[Exercise details]: Copy verbatim the material from its first line to the line that holds "import numpy as np", including that line.

◇ ◇ ◇

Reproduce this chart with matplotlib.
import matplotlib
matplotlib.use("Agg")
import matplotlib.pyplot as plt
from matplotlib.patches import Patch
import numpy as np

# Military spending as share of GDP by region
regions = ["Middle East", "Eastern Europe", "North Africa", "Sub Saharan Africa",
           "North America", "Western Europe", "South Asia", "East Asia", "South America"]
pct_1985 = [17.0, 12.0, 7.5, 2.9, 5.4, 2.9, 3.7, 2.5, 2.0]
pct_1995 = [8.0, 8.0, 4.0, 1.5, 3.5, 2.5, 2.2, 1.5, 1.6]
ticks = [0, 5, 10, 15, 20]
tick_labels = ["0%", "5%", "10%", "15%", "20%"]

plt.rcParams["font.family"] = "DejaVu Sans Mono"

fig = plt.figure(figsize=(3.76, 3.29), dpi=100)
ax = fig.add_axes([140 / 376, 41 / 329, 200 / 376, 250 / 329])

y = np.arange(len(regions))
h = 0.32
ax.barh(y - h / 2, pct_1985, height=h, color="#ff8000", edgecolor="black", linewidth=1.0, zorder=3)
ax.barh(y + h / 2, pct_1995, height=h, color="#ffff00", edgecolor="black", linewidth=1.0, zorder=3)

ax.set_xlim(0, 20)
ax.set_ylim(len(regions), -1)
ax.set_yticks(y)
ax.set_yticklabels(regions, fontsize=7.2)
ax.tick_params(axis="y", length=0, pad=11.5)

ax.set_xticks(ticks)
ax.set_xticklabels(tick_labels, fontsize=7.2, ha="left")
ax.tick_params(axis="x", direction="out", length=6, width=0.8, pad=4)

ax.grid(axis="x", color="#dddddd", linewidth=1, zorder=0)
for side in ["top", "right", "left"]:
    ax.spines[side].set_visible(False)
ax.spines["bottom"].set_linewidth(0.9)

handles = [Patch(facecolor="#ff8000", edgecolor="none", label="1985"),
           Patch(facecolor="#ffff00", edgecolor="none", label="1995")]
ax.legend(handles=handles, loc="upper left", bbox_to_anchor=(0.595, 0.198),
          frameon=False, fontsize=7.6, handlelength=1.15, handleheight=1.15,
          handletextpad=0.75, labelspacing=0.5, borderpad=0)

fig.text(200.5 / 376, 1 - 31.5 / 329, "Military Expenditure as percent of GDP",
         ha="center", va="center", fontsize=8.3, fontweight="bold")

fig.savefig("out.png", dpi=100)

◇ ◇ ◇

[Exercise result]:
Reproduce this chart with matplotlib.
import matplotlib
matplotlib.use("Agg")
import matplotlib.pyplot as plt
from matplotlib.patches import Patch
import numpy as np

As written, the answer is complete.